Mountainous and barren, the island of Amorgos is home to thousands of sheep and goats grazing freely on the rocks in the mountains or by the sea. Meat is at the core of the island’s cuisine with typical dishes such as Patatato (goat or lamb with spiced potatoes and red sauce), Aranista (stuffed goat with rice soup), and Xidato (tripe soup seasoned with vinegar).

The long tradition of livestock farming provides plenty of milk and many special goat and sheep cheeses, mainly home-produced: hard and salty Melipasto, Graviera, Myzithra, Xinomyzithra, and small quantities of Kopanisti.

The fava of Amorgos comes from the plant Katsouni, like the fava of Schinoussa, and differs from the Plantlathouri, which is the fava of Santorini. It is served as “Fava Pantremeni” (fava beans boiled with onion, capers, oil, and lemon) and also as “Favokeftedes”, fritters made by mixing boiled fava beans with fennel and chopped onion.

The island’s green pies are traditionally made with wild chards and herbs. The abundance of these aromatic herbs creates ideal conditions for the development of beekeeping.

Thyme honey is the main product, but flower honey is also produced. The local olive groves, mainly around Aegiali, planted with the varieties “Manaki Koroneiki” and “Hontrolia”, produce good quantities of extra virgin olive oil.

The island also has small fleet of fishing boats that contribute to the local gastronomic character. Sun-dried Blotched Picarels are an island speciality; the fish are first salted and then dried in the sun, and served as a snack for ouzo.
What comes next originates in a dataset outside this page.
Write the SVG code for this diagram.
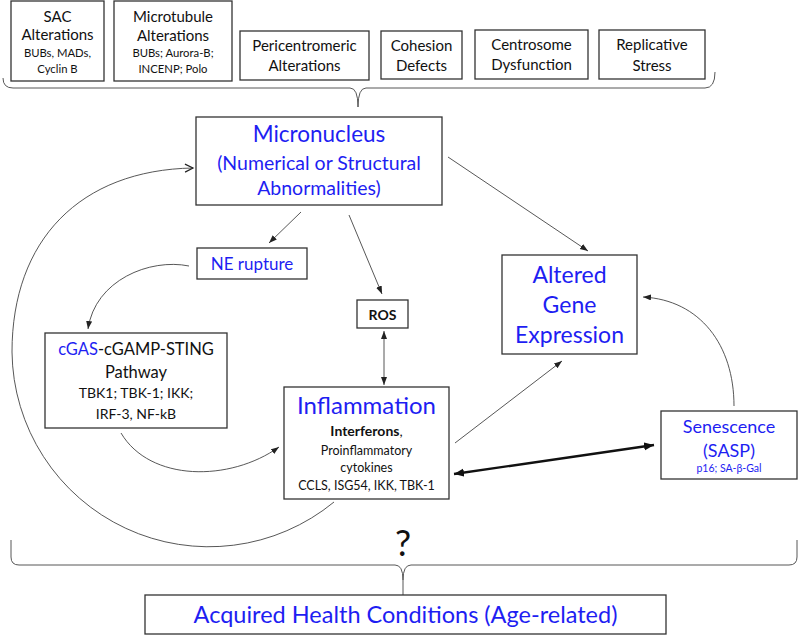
<svg xmlns="http://www.w3.org/2000/svg" width="800" height="637" viewBox="0 0 800 637">
<style>
text{font-family:Lato,"Open Sans","Liberation Sans",sans-serif;text-anchor:middle;fill:#111}
.b{fill:#1e1ef2}
.box{fill:#fff;stroke:#333;stroke-width:1.3}
.ln{fill:none;stroke:#444;stroke-width:0.9}
.t15{font-size:15px}.t10{font-size:11.3px}
</style>
<defs>
<marker id="ah" markerUnits="userSpaceOnUse" markerWidth="10" markerHeight="8" refX="8" refY="3" orient="auto-start-reverse"><path d="M0,0 L8,3 L0,6 z" fill="#222"/></marker>
<marker id="ahb" markerUnits="userSpaceOnUse" markerWidth="12" markerHeight="10" refX="10" refY="4" orient="auto-start-reverse"><path d="M0,0 L10,4 L0,8 z" fill="#111"/></marker>
<marker id="ov" markerUnits="userSpaceOnUse" markerWidth="12" markerHeight="12" refX="9" refY="5" orient="auto"><path d="M1,1 L9,5 L1,9" fill="none" stroke="#222" stroke-width="1.2"/></marker>
</defs>

<g id="sac"><rect class="box" x="11" y="1" width="93" height="80"/>
<text class="t15" x="57.5" y="22">SAC</text><text class="t15" x="57.5" y="40">Alterations</text>
<text class="t10" x="57.5" y="57">BUBs, MADs,</text><text class="t10" x="57.5" y="73">Cyclin B</text></g>
<g id="microtubule"><rect class="box" x="114" y="1" width="118" height="80"/>
<text class="t15" x="173" y="22">Microtubule</text><text class="t15" x="173" y="41">Alterations</text>
<text class="t10" x="173" y="57">BUBs; Aurora-B;</text><text class="t10" x="173" y="73">INCENP; Polo</text></g>
<g id="pericentromeric"><rect class="box" x="240" y="31" width="129" height="49"/>
<text class="t15" x="304.5" y="51">Pericentromeric</text><text class="t15" x="304.5" y="71">Alterations</text></g>
<g id="cohesion"><rect class="box" x="381" y="31" width="81" height="48"/>
<text class="t15" x="421.5" y="51">Cohesion</text><text class="t15" x="421.5" y="71">Defects</text></g>
<g id="centrosome"><rect class="box" x="475" y="30" width="113" height="49"/>
<text class="t15" x="531.5" y="50">Centrosome</text><text class="t15" x="531.5" y="70">Dysfunction</text></g>
<g id="replicative"><rect class="box" x="599" y="30" width="106" height="49"/>
<text class="t15" x="652" y="50">Replicative</text><text class="t15" x="652" y="71">Stress</text></g>

<g id="connectors">
<path class="ln" stroke-width="1.2" d="M3,78 Q3,88 13,88 H350 Q358,88 358,107 Q358,88 366,88 H705 Q715,88 715,72"/>
<path class="ln" stroke-width="1.2" d="M11,540 V557 Q11,565 19,565 H395 Q403,565 403,580 V595 M403,580 Q403,565 411,565 H789 Q797,565 797,557 V540"/>
<line class="ln" x1="301" y1="212" x2="269" y2="243" marker-end="url(#ah)"/>
<line class="ln" x1="349" y1="215" x2="382" y2="294" marker-end="url(#ah)"/>
<line class="ln" x1="448" y1="157" x2="588" y2="251" marker-end="url(#ah)"/>
<path class="ln" stroke="#222" stroke-width="1.1" d="M189,266 C150,258 95,280 88,329" marker-end="url(#ah)"/>
<line class="ln" x1="384" y1="331" x2="384" y2="385" marker-start="url(#ah)" marker-end="url(#ah)"/>
<path class="ln" stroke="#333" d="M121,433 C150,482 230,482 279,447" marker-end="url(#ah)"/>
<line class="ln" stroke="#777" x1="455" y1="443" x2="562" y2="361" marker-end="url(#ah)"/>
<line stroke="#111" stroke-width="2.4" x1="654" y1="445" x2="454" y2="474" marker-start="url(#ahb)" marker-end="url(#ahb)"/>
<path class="ln" stroke="#777" d="M734,406 C734,345 700,300 643,297" marker-end="url(#ah)"/>
<path class="ln" stroke="#222" stroke-width="1.2" d="M334,502 A197,197 0 0 1 12,352 C12,240 80,170 193,168" marker-end="url(#ov)"/>
</g>

<g id="micronucleus"><rect class="box" x="196" y="117" width="246" height="88"/>
<text class="b" x="319" y="142" font-size="22.5">Micronucleus</text>
<text class="b" x="319" y="170" font-size="19.5">(Numerical or Structural</text>
<text class="b" x="319" y="195" font-size="19.5">Abnormalities)</text></g>
<g id="ne-rupture"><rect class="box" x="197" y="248" width="110" height="31"/>
<text class="b" x="252" y="270" font-size="17">NE rupture</text></g>
<g id="ros"><rect class="box" x="357" y="300" width="51" height="28"/>
<text x="382.5" y="320" font-size="14" font-weight="bold">ROS</text></g>
<g id="altered-gene"><rect class="box" x="502" y="255" width="135" height="99"/>
<text class="b" x="569.5" y="283" font-size="23">Altered</text>
<text class="b" x="569.5" y="313" font-size="23">Gene</text>
<text class="b" x="569.5" y="343" font-size="23">Expression</text></g>
<g id="cgas"><rect class="box" x="45" y="333" width="182" height="95"/>
<text x="136" y="355" font-size="16.5"><tspan class="b">cGAS</tspan>-cGAMP-STING</text>
<text x="136" y="378" font-size="16.5">Pathway</text>
<text x="136" y="398" font-size="14">TBK1; TBK-1; IKK;</text>
<text x="136" y="419" font-size="14">IRF-3, NF-kB</text></g>
<g id="inflammation"><rect class="box" x="284" y="387" width="165" height="112"/>
<text class="b" x="366.5" y="414" font-size="24">Inflammation</text>
<text x="366.5" y="436" font-size="14"><tspan font-weight="bold">Interferons</tspan>,</text>
<text x="366.5" y="455" font-size="12.5">Proinflammatory</text>
<text x="366.5" y="472" font-size="12.5">cytokines</text>
<text x="366.5" y="490" font-size="12.5">CCLS, ISG54, IKK, TBK-1</text></g>
<g id="senescence"><rect class="box" x="661" y="411" width="136" height="68"/>
<text class="b" x="729" y="433" font-size="18">Senescence</text>
<text class="b" x="729" y="457" font-size="18">(SASP)</text>
<text class="b" x="729" y="472" font-size="10.5">p16; SA-β-Gal</text></g>
<g id="question"><text x="403" y="556" font-size="36">?</text></g>
<g id="acquired"><rect class="box" x="145" y="595" width="521" height="39"/>
<text class="b" x="405.5" y="623" font-size="23.5">Acquired Health Conditions (Age-related)</text></g>
</svg>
In the lowlands, quantities of wheat and barley were traditionally grown, and several families still use wheat rye to make their own black yeast bread and Pavlus, a type of rusk. Traditional sweets include the Xerotigana, made with a thin dough shaped as a rose and covered in honey and sesame seeds, and the Sesame Pasteli (honey and sesame bar).

As for drinks, Roasted Raki, a kind of liqueur based on Greek grappa and honey, flavoured with herbs and spices, is famous. Even before it became known throughout the country, it was a concoction drunk hot to relieve colds and coughs. Similarly, women drank it on visits and at festivals to avoid the strong Raki that men drank. Today it is produced at a winery-distillery on the island under the name “Rakomelo” and it is served throughout Greece and exported to foreign countries.

Where to Eat

Amorgialos

Situated on Aegiali’s waterfront, this stylish taverna elevates traditional Greek cuisine with small‑plate tapas, artisanal rakomelo, and live local music nights. Known for standout dishes like cuttlefish with anise and cinnamon‑braised octopus, the friendly and professional service adds to its vibrant, bohemian‑chic atmosphere. Expect a buzzy, social crowd sipping local wine amid laid‑back Cycladic vibes.

Aegiali

To Limani Tis Kyra Katinas

A charming, long‑standing fish taverna tucked in a quiet alley of Aegiali, offering some of the island’s freshest seafood. Famous dishes include lobster pasta, patatato (lamb‑and‑potato stew), and octopus pie, all made with locally caught fish and home‑grown herbs. No‑frills wooden tables and relaxed seaside ambience create a warm, family‑run feel. A peaceful maritime eatery in Aegiali harbour.

Aegiali

Youkali

A seafood‑focused Mediterranean taverna in Katapola, celebrated for fresh mussels linguini, sea bass with crispy skin and creamy tzatziki. Its cozy, nautically‑inspired interior is filled with locals and visitors alike, flocking for the generous portions and casual elegance. Highlighting locally sourced produce and fish, Youkali also offers meat and vegetarian options, alongside a selection of Greek micro‑brews and house‑pour wine.

Xilokeratidi, Katapola 

Apospero

Perched in Langada village, this contemporary restaurant merges Cycladic elegance with creative flavor. Its tight menu spotlights dishes like lamb shank glazed with honey and rosemary or saffron‑infused seafood risotto. The refined décor—whitewashed walls, minimalist wood, soft lighting—complements the modern spin on traditional ingredients. A chosen destination for foodies seeking chic ambiance outside the main ports.

Langada

Marousso

A much-loved, family-run taverna in Arkesini (Kato Meria), Marousso serves traditional Cycladic and Amorgian dishes in a rustic, sun-dappled courtyard. Guests praise its fresh fish—especially grilled sardines—and homemade salads, along with generous portions and friendly service in a relaxed, village‑style ambience. With local olive oil, vegetables and herbs featured throughout the menu, it’s a true farm‑to‑table experience. Located just a short drive from Chora, Marousso offers scenic views over the valley and nearby Aegean Sea. Perfect for lunch or dinner in a charming countryside setting.

Arkesini

Mouragio

A beloved Katapola harbour institution serving authentic, homestyle Greek cuisine with stunning sea views. The classic menu includes grilled octopus, creamy moussaka, Greek salad, and daily‑caught seafood. Its relaxed setting—outdoor terrace shaded by vines—invites a slow‑paced, leisurely meal while watching fishing boats drift by. Ideal for families and couples craving comfort‑food quality.